During her studies Malche was introduced to the Dutch old master techniques. After creating constructive paintings with acrylic on canvas for her first exhibitions, she later went back to traditional painting techniques with gouache and oil paints. Today she mainly paints with egg tempera she makes herself, to create multi-layered, translucent pictures.

From 1971 to 1980 the artist exhibited in Geneva, Zürich and Vienna. The fact that she encountered the Zürich tradition of concrete art was evident in her first exhibition at the Galerie Palette in Zürich. Her works in the primary colours of red, blue, and yellow were influenced by Piet Mondrian's concept of the "pure relationship of pure lines and colours. Nevertheless, the artist never saw herself as a concrete artist, especially since she emotionalized her angular picture constructions with curves and shadows. The art historian and museum director Erika Billeter said: "If Brigitta Malche’s work is to be categorised in modern art, we must think back to Léger and Mondrian. This is where her roots lie. The constructive basis is infused with abbreviations of different cultures’ architectural components. Columns, volutes and architraves can clearly be seen. Her compositions, however, do not depict architectural details, but reflect them". Richard Paul Lohse, one of the leaders of concrete and constructive art, wrote in the foreword to Malche's catalogue for her exhibition in 1978 at the Schlégl Gallery in Zürich: "A consistent attitude characterizes her current period of rectangular bar grids. Formulations in the tradition of Cubism’s architectural and machine vocabulary still characterized recent images. [...] All the more remarkable is her current intention to abandon the conventional path of diversity of form and to take the more difficult path of right angles, where imagination adds so much while realisation minimises everything".

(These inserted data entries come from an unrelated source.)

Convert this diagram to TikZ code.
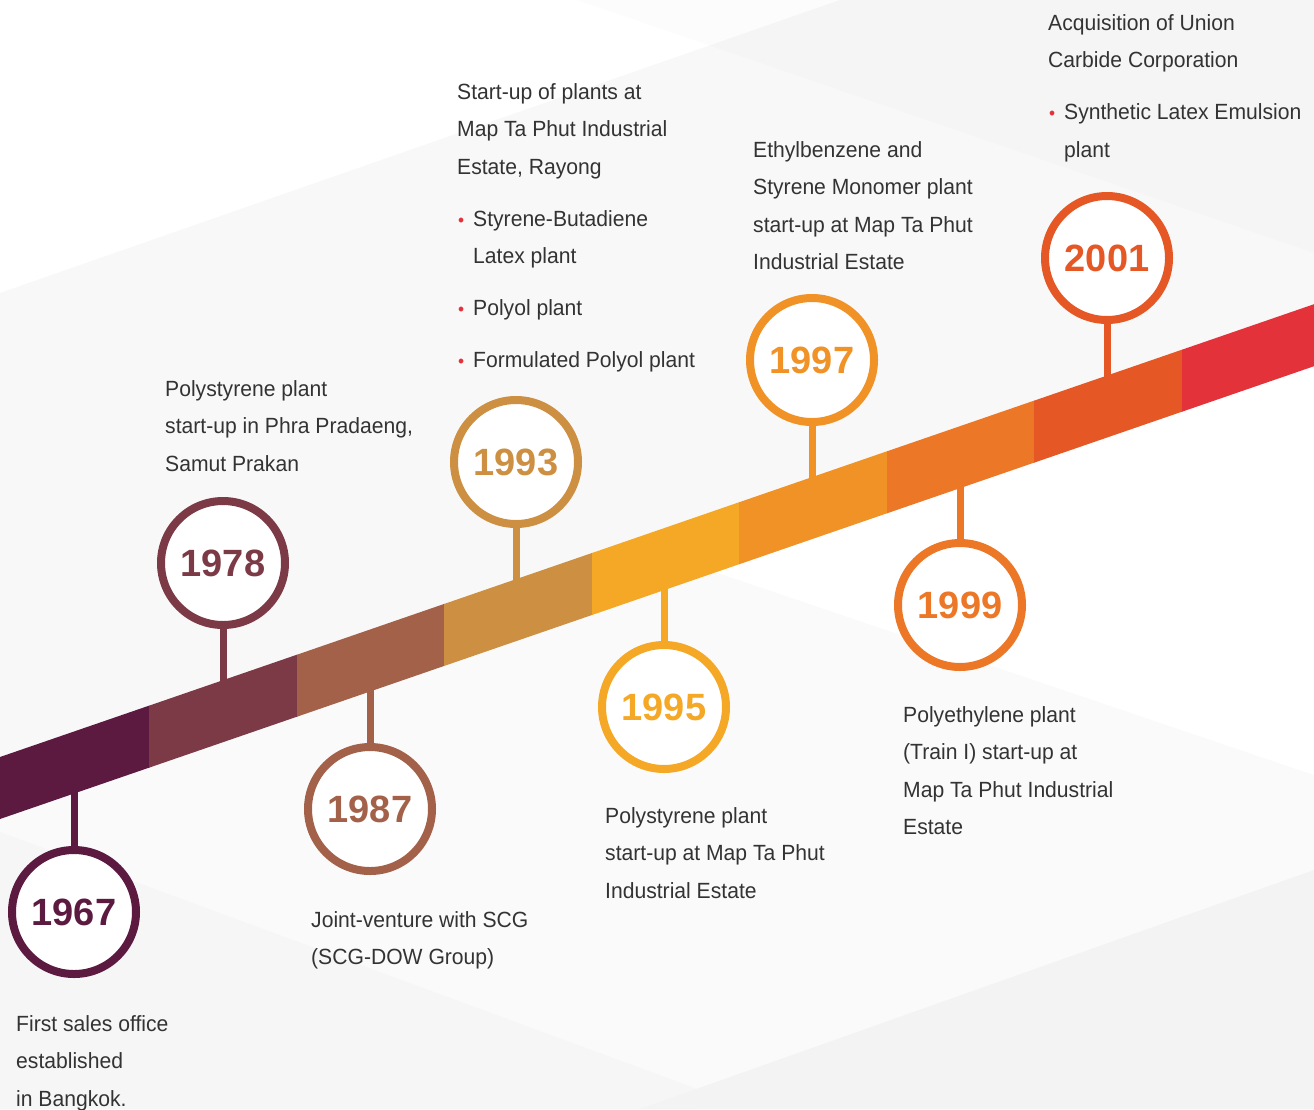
\documentclass[tikz,border=0pt]{standalone}
\usepackage{fontspec}
\setmainfont{Liberation Sans}
\newfontfamily\bodyfont[FakeStretch=0.96]{Liberation Sans}
\definecolor{ca}{HTML}{5C1A41}
\definecolor{cb}{HTML}{7B3A45}
\definecolor{cc}{HTML}{A3614A}
\definecolor{cd}{HTML}{CD8F41}
\definecolor{ce}{HTML}{F5A825}
\definecolor{cf}{HTML}{F09226}
\definecolor{cg}{HTML}{EC7727}
\definecolor{ch}{HTML}{E65726}
\definecolor{ci}{HTML}{E3323A}
\definecolor{txt}{HTML}{333333}
\definecolor{bgA}{HTML}{F8F8F8}
\definecolor{bgB}{HTML}{FAFAFA}
\definecolor{bgC}{HTML}{F6F6F6}
\definecolor{bgD}{HTML}{F3F3F3}
\newcommand{\bul}{\makebox[16pt][l]{\hspace*{1pt}\textcolor{ci}{\fontsize{18}{18}\selectfont •}}}
\newcommand{\ind}{\hspace*{16pt}}
\tikzset{
  yearcirc/.style={circle, draw=#1, line width=8pt, fill=white, minimum size=124pt,
    inner sep=0pt, text=#1, font=\fontsize{38}{38}\selectfont\bfseries},
  stemline/.style={line width=7pt, draw=#1},
  desc/.style={anchor=north west, inner sep=0pt, align=left,
    font=\bodyfont\fontsize{22}{37.5}\selectfont, text=txt},
}
\begin{document}
\begin{tikzpicture}[x=1pt,y=-1pt]
\useasboundingbox (0,0) rectangle (1314,1109);
\clip (0,0) rectangle (1314,1109);
% background
\fill[white] (0,0) rectangle (1314,1109);
\fill[bgA] (0,293) -- (840,0) -- (1314,0) -- (1314,305) -- (0,758) -- cycle;
\fill[black, opacity=0.012] (577,0) -- (1314,253) -- (1314,0) -- cycle;
\fill[bgB] (0,818) -- (1314,365) -- (1314,1109) -- (0,1109) -- cycle;
\fill[white] (715,572) -- (1314,365) -- (1314,775) -- cycle;
\fill[bgC] (0,832) -- (700,1090) -- (700,1109) -- (0,1109) -- cycle;
\fill[bgD] (640,1109) -- (1314,870) -- (1314,1109) -- cycle;

% band coordinates for stems
\coordinate (b1967) at (74,762.5);
\coordinate (b1978) at (223,711.2);
\coordinate (b1987) at (370,660.5);
\coordinate (b1993) at (516,610.2);
\coordinate (b1995) at (664,559.2);
\coordinate (b1997) at (812,508.2);
\coordinate (b1999) at (960,457.2);
\coordinate (b2001) at (1107,406.5);

% circles
\node[yearcirc=ca] (c1967) at (74,912) {1967};
\node[yearcirc=cb] (c1978) at (223,563) {1978};
\node[yearcirc=cc] (c1987) at (370,809) {1987};
\node[yearcirc=cd] (c1993) at (516,462) {1993};
\node[yearcirc=ce] (c1995) at (664,707) {1995};
\node[yearcirc=cf] (c1997) at (812,360) {1997};
\node[yearcirc=cg] (c1999) at (960,605) {1999};
\node[yearcirc=ch] (c2001) at (1107,258) {2001};

% stems
\draw[stemline=ca] (c1967) -- (b1967);
\draw[stemline=cb] (c1978) -- (b1978);
\draw[stemline=cc] (c1987) -- (b1987);
\draw[stemline=cd] (c1993) -- (b1993);
\draw[stemline=ce] (c1995) -- (b1995);
\draw[stemline=cf] (c1997) -- (b1997);
\draw[stemline=cg] (c1999) -- (b1999);
\draw[stemline=ch] (c2001) -- (b2001);

% band
\fill[ca] (0,757) -- (149.5,705.5) -- (149.5,767.5) -- (0,819) -- cycle;
\fill[cb] (149,705.7) -- (297.5,654.5) -- (297.5,716.5) -- (149,767.7) -- cycle;
\fill[cc] (297,654.7) -- (444.5,603.8) -- (444.5,665.8) -- (297,716.7) -- cycle;
\fill[cd] (444,604) -- (592.5,552.8) -- (592.5,614.8) -- (444,666) -- cycle;
\fill[ce] (592,553) -- (739.5,502.1) -- (739.5,564.1) -- (592,615) -- cycle;
\fill[cf] (739,502.3) -- (887.5,451.1) -- (887.5,513.1) -- (739,564.3) -- cycle;
\fill[cg] (887,451.3) -- (1034.5,400.5) -- (1034.5,462.5) -- (887,513.3) -- cycle;
\fill[ch] (1034,400.7) -- (1182.5,349.5) -- (1182.5,411.5) -- (1034,462.7) -- cycle;
\fill[ci] (1182,349.7) -- (1314,304.2) -- (1314,366.2) -- (1182,411.7) -- cycle;

% texts
\node[desc] (t1967) at (16,1015) {First sales office\\established\\in Bangkok.};
\node[desc] (t1978) at (165,380) {Polystyrene plant\\start-up in Phra Pradaeng,\\Samut Prakan};
\node[desc] (t1987) at (311,911) {Joint-venture with SCG\\(SCG-DOW Group)};
\node[desc] (t1993) at (457,83) {Start-up of plants at\\Map Ta Phut Industrial\\Estate, Rayong\\[14.5pt]
  \bul Styrene-Butadiene\\\ind Latex plant\\[14.5pt]\bul Polyol plant\\[14.5pt]\bul Formulated Polyol plant};
\node[desc] (t1995) at (605,807) {Polystyrene plant\\start-up at Map Ta Phut\\Industrial Estate};
\node[desc] (t1997) at (753,141) {Ethylbenzene and\\Styrene Monomer plant\\start-up at Map Ta Phut\\Industrial Estate};
\node[desc] (t1999) at (903,706) {Polyethylene plant\\(Train I) start-up at\\Map Ta Phut Industrial\\Estate};
\node[desc] (t2001) at (1048,14) {Acquisition of Union\\Carbide Corporation\\[14.5pt]\bul Synthetic Latex Emulsion\\\ind plant};
\end{tikzpicture}
\end{document}
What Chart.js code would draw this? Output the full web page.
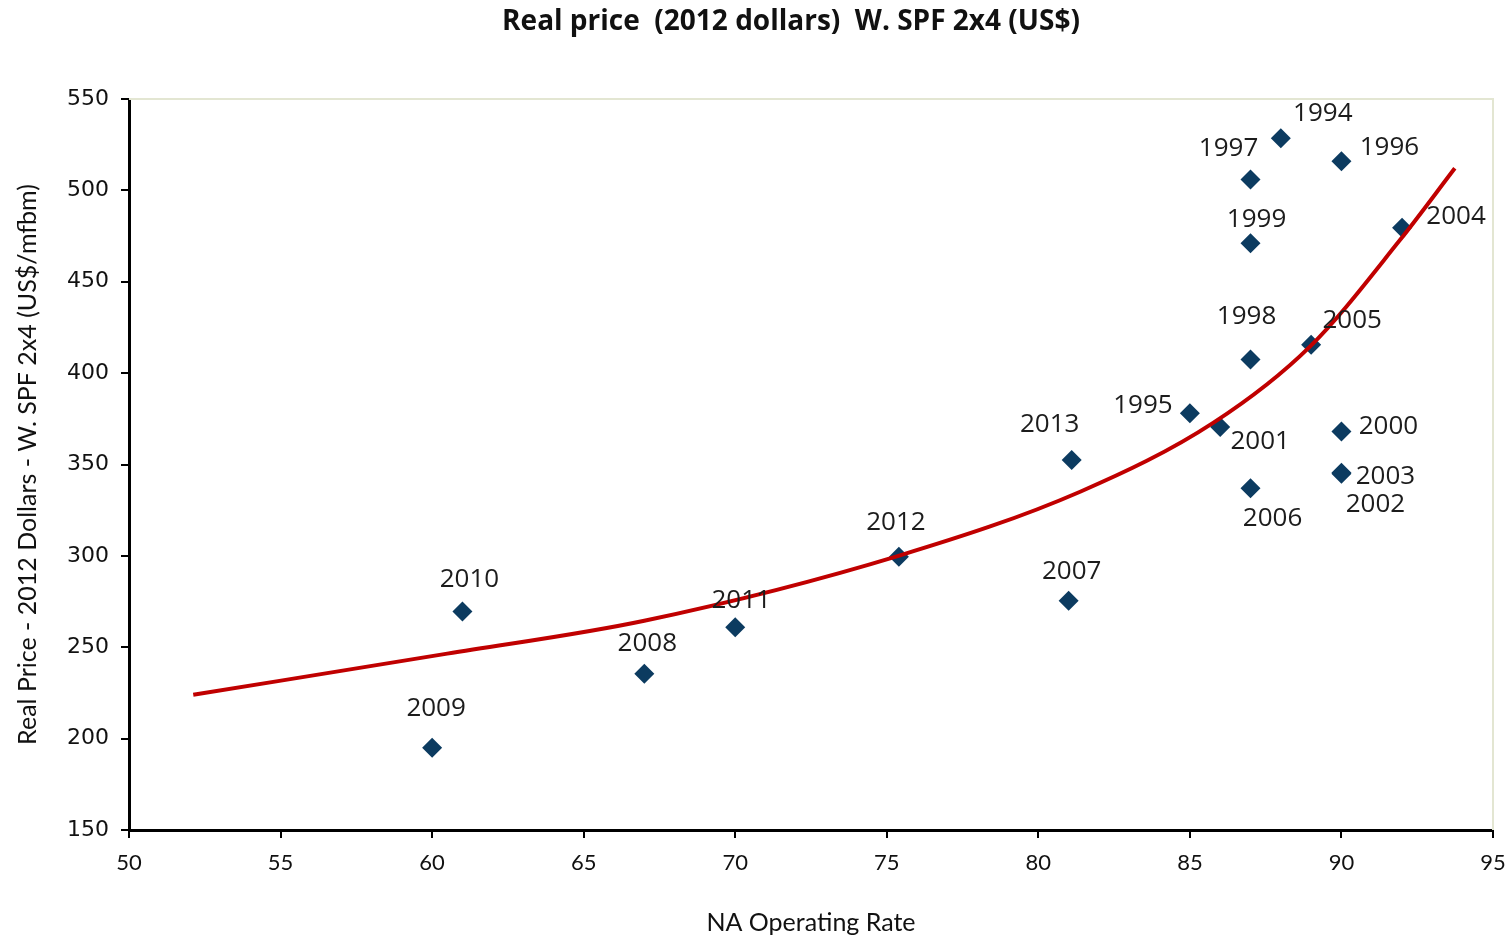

A two-year stay in Beijing (1980 to 1982), where she was also working as a lecturer at the Beijing Art Academy and was in contact with the Chinese art group Xingxing, was reflected in her art. The constructivism she cultivated gave way to meditative painting, which is characterized, among other things, by sensitive chiaroscuro. Since there are physical limits to light in painting, Malche expanded her work with light and sound installations. Her installation "Vier Elemente" (Four elements) at the Kunsthaus Zürich (Zürich Art Museum), which was part of the Vienna Secession Museum in the late summer of 1991, caused a sensation and brought in a record number of over 17,000 visitors. The installation was also shown to the public at the Museum Xantos Yanos in the Hungarian city of Győr.

For several years now, the artist has been researching the connections between the external appearance of natural objects and the forces hidden within them. In her paintings she abstracts crystals, sea snails, tortoise shells or Butterfly cocoons and connects them with the lives within them. Through a painterly exploration of the connection between surface and depth, she combines the aesthetics of the visible with the biological realities of the invisible, creating a synthesis of concrete references to objects and natural geometric structures.